Try to use a code formatter such as indent, astyle or clang-format to automatically reformat your code. Have a look at the output of those tools with their default settings.

Make variables and functions static if possible

If a variable or function is only used in the same file as where it is declared, then make them static. This prevents the names of those variables and functions from clobbering the global namespace, and can help the compiler produce more efficient code.

Use SDL_PollEvent()

Instead of calling SDL_PumpEvents() and ignoring all events (you are just querying the mouse state), you should call SDL_PollEvent() process the events. Indeed, most events are not important for your program and you can ignore them, and in this case the mouse handling is probably fine, but at least handle SDL_QUIT events so the user can stop your program by closing the window.

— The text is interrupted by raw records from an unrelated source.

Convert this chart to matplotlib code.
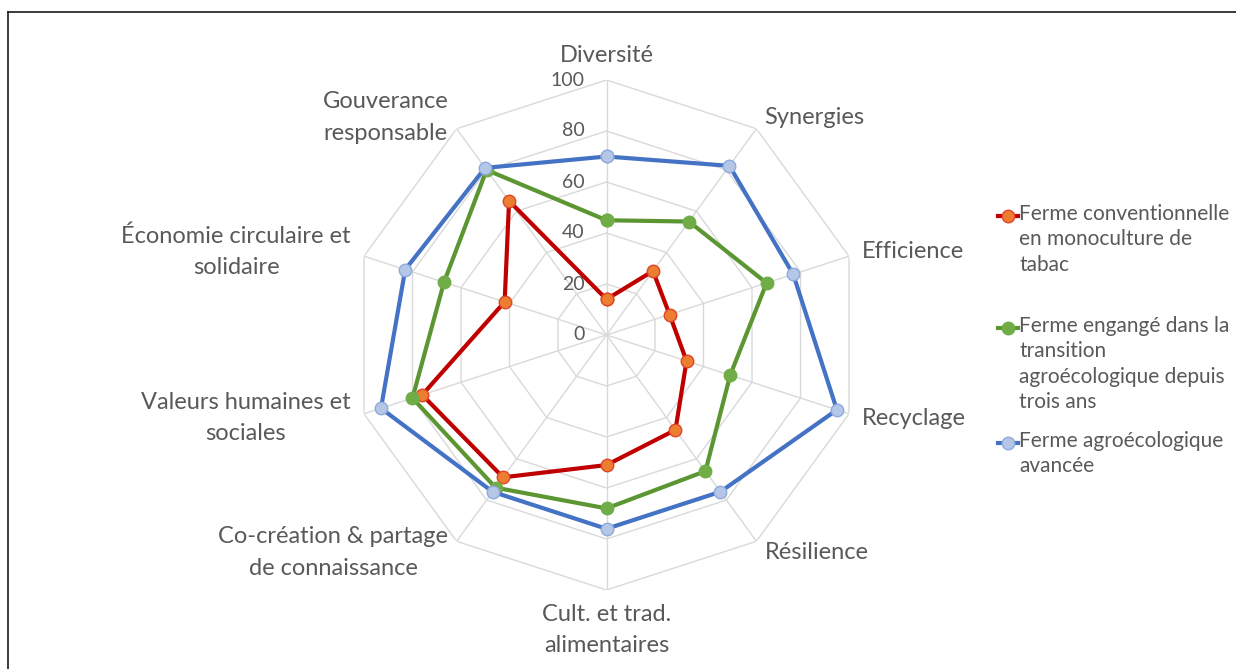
import numpy as np
import matplotlib.pyplot as plt
from matplotlib.lines import Line2D

plt.rcParams['font.family'] = ['Lato', 'DejaVu Sans']

categories = ["Diversité", "Synergies", "Efficience", "Recyclage", "Résilience",
              "Cult. et trad.\nalimentaires", "Co-création & partage\nde connaissance",
              "Valeurs humaines et\nsociales", "Économie circulaire et\nsolidaire",
              "Gouverance\nresponsable"]
conv = [14, 31, 26, 33, 46, 51, 69, 76, 42, 65]
transition = [45, 55, 66, 51, 66, 68, 74, 80, 67, 80]
avancee = [70, 82, 77, 95, 76, 76, 76, 93, 83, 81]
series_names = ["Ferme conventionnelle\nen monoculture de\ntabac",
                "Ferme engangé dans la\ntransition\nagroécologique depuis\ntrois ans",
                "Ferme agroécologique\navancée"]
ticks = [0, 20, 40, 60, 80, 100]

line_colors = ["#C00000", "#5B9632", "#4472C4"]
face_colors = ["#ED7D31", "#70AD47", "#B4C7E7"]
edge_colors = ["#E0452A", "#70AD47", "#8FAADC"]
txt = "#595959"

W, H = 1236, 669
fig = plt.figure(figsize=(W / 100, H / 100), dpi=100)
cx, cy, R = 606.5, 335, 255
ax = fig.add_axes([(cx - R) / W, (H - cy - R) / H, 2 * R / W, 2 * R / H], projection='polar')
ax.set_theta_offset(np.pi / 2)
ax.set_theta_direction(-1)
ax.set_ylim(0, 100)
ax.grid(False)
ax.spines['polar'].set_visible(False)
ax.set_xticks([])
ax.set_yticks([])
ax.patch.set_alpha(0)

n = len(categories)
theta = np.linspace(0, 2 * np.pi, n, endpoint=False)
theta_c = np.append(theta, theta[0])

# polygon grid
for t in ticks[1:]:
    ax.plot(theta_c, [t] * (n + 1), color="#D9D9D9", lw=1, zorder=1)
for th in theta:
    ax.plot([th, th], [0, 100], color="#D9D9D9", lw=1, zorder=1)

for t in ticks:
    ax.annotate(str(t), xy=(0, t), xytext=(-16, 0), textcoords='offset points',
                ha='right', va='center', fontsize=14, color=txt)

for th, lab in zip(theta, categories):
    sx, sy = np.sin(th), np.cos(th)
    if abs(sx) < 0.1:
        ha = 'center'
        va = 'bottom' if sy > 0 else 'top'
    else:
        ha = 'left' if sx > 0 else 'right'
        va = 'center'
    d = 10
    ax.annotate(lab, xy=(th, 100), xytext=(sx * d, sy * d), textcoords='offset points',
                ha=ha, va=va, fontsize=17, color=txt, multialignment='center',
                linespacing=1.6)

data = [conv, transition, avancee]
for i, vals in enumerate(data):
    v = np.append(vals, vals[0])
    ax.plot(theta_c, v, color=line_colors[i], lw=3, marker='o', markersize=9,
            markerfacecolor=face_colors[i], markeredgecolor=edge_colors[i],
            markeredgewidth=1, zorder=3 + i)

# legend
leg_y = [216, 328, 443]
for i, name in enumerate(series_names):
    y = 1 - leg_y[i] / H
    fig.add_artist(Line2D([998 / W, 1018 / W], [y, y], color=line_colors[i], lw=3,
                          transform=fig.transFigure))
    fig.add_artist(Line2D([1008 / W], [y], marker='o', markersize=9,
                          markerfacecolor=face_colors[i], markeredgecolor=edge_colors[i],
                          transform=fig.transFigure))
    fig.text(1019 / W, 1 - (leg_y[i] - 12) / H, name, ha='left', va='top', fontsize=15,
             color=txt, linespacing=1.33, transform=fig.transFigure)

# frame
fig.add_artist(Line2D([8 / W, 1], [1 - 12 / H, 1 - 12 / H], color="#1A1A1A", lw=1.2,
                      transform=fig.transFigure))
fig.add_artist(Line2D([8 / W, 8 / W], [0, 1 - 12 / H], color="#1A1A1A", lw=1.2,
                      transform=fig.transFigure))

fig.savefig("out.png", dpi=100)
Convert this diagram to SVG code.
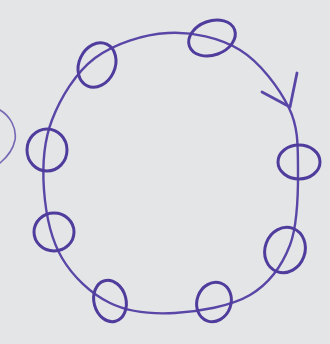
<svg xmlns="http://www.w3.org/2000/svg" width="330" height="344" viewBox="0 0 330 344">
  <style>
    .ink { fill: none; stroke: #5a46a6; stroke-linecap: round; stroke-linejoin: round; }
    .loop { stroke-width: 2.4; }
    .node { stroke-width: 3; stroke: #4f3c9c; }
  </style>
  <rect width="330" height="344" fill="#e3e5e7"/>
  <path class="ink" d="M0,110 C10,116 17,128 15,140 C13,150 6,158 0,163" stroke-width="1.6" opacity="0.8"/>
  <g id="connectors">
    <path class="ink loop" d="M168,33 C192.2,31.7 219.8,37.5 240,50 C260.2,62.5 279.3,88 289,108 C298.7,128 297.8,147.2 298,170 C298.2,192.8 298,224.2 290,245 C282,265.8 269.2,283.7 250,295 C230.8,306.3 198.3,311.7 175,313 C151.7,314.3 128.8,312.2 110,303 C91.2,293.8 73,276.8 62,258 C51,239.2 45.7,213 44,190 C42.3,167 43.5,142 52,120 C60.5,98 75.7,72.5 95,58 C114.3,43.5 143.8,34.3 168,33 Z"/>
    <path class="ink" stroke-width="2.8" d="M262,92 L290,107 L297,73"/>
  </g>
  <g id="n1"><ellipse class="ink node" cx="212" cy="38" rx="24" ry="17" transform="rotate(-20 212 38)"/></g>
  <g id="n2"><ellipse class="ink node" cx="97" cy="65" rx="18" ry="23" transform="rotate(25 97 65)"/></g>
  <g id="n3"><ellipse class="ink node" cx="47" cy="150" rx="20" ry="21"/></g>
  <g id="n4"><ellipse class="ink node" cx="54" cy="232" rx="20" ry="19"/></g>
  <g id="n5"><ellipse class="ink node" cx="110" cy="301" rx="16" ry="21" transform="rotate(-15 110 301)"/></g>
  <g id="n6"><ellipse class="ink node" cx="214" cy="302" rx="17" ry="20" transform="rotate(20 214 302)"/></g>
  <g id="n7"><ellipse class="ink node" cx="285" cy="250" rx="20" ry="23" transform="rotate(20 285 250)"/></g>
  <g id="n8"><ellipse class="ink node" cx="299" cy="162" rx="21" ry="17"/></g>
</svg>
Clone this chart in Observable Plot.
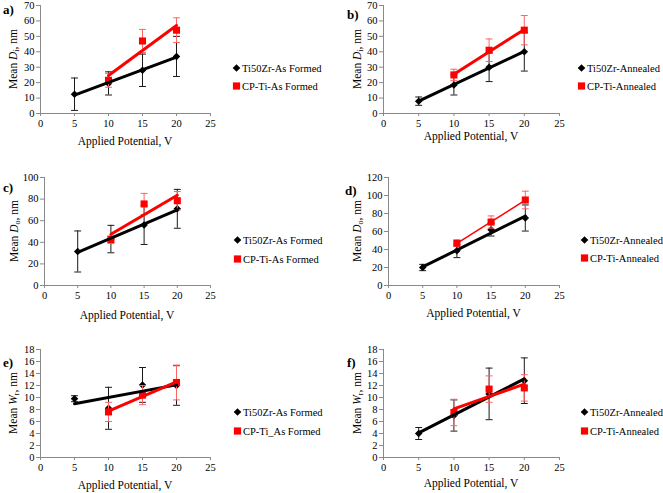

The proper way to do this is to do this in process_input():

SDL_Event event;

while (SDL_PollEvent(&event)) {
    switch(event.type) {
        case SDL_QUIT:
            // signal the main loop to quit somehow
            break;
        default:
            break;
    }
}

Consider making a struct for all grid element properties

Each grid element has several properties, such as velocity, density, whether it is part of the boundary or not, and so on. You have split the grid into several arrays, one for each property. It is usually much better to then create a class or struct that describes all the properties of a grid element, and then make an single array out of that struct. This reduces the number of pointers you have to pass around to the various functions. And if you are dealing with vectors, you might want to make a struct for that too. For example:

// A 2-dimensional vector
struct vec2 {
    float x;
    float y;
};

struct grid_element {
    vec2 velocity = {};
    float density = {};
    bool bound = {};
};

std::vector<grid_element> grid(nsize);

Use a library for vectors and/or multidimensional arrays

You can make your life easier by using one of the many C++ libraries around that implement vector types and multidimensional arrays. The only issue is that there are many to choose from, each with their own pros and cons.

Don't mix stdio and iostream

In console_write(), you use both printf() and std::cout << "\n";. The problem is that printf() is a C stdio function, and std::cout is a C++ iostream. These are two different things, they can each have their own implementation of buffering. The resulting output might not be what you expect. So be consistent and use only one of them.

(I personally recommend you either using printf(), or use fmtlib. The latter is pure C++, is very similar to printf() except that it uses the Python way of format string notation, and it will become standard in C++20.)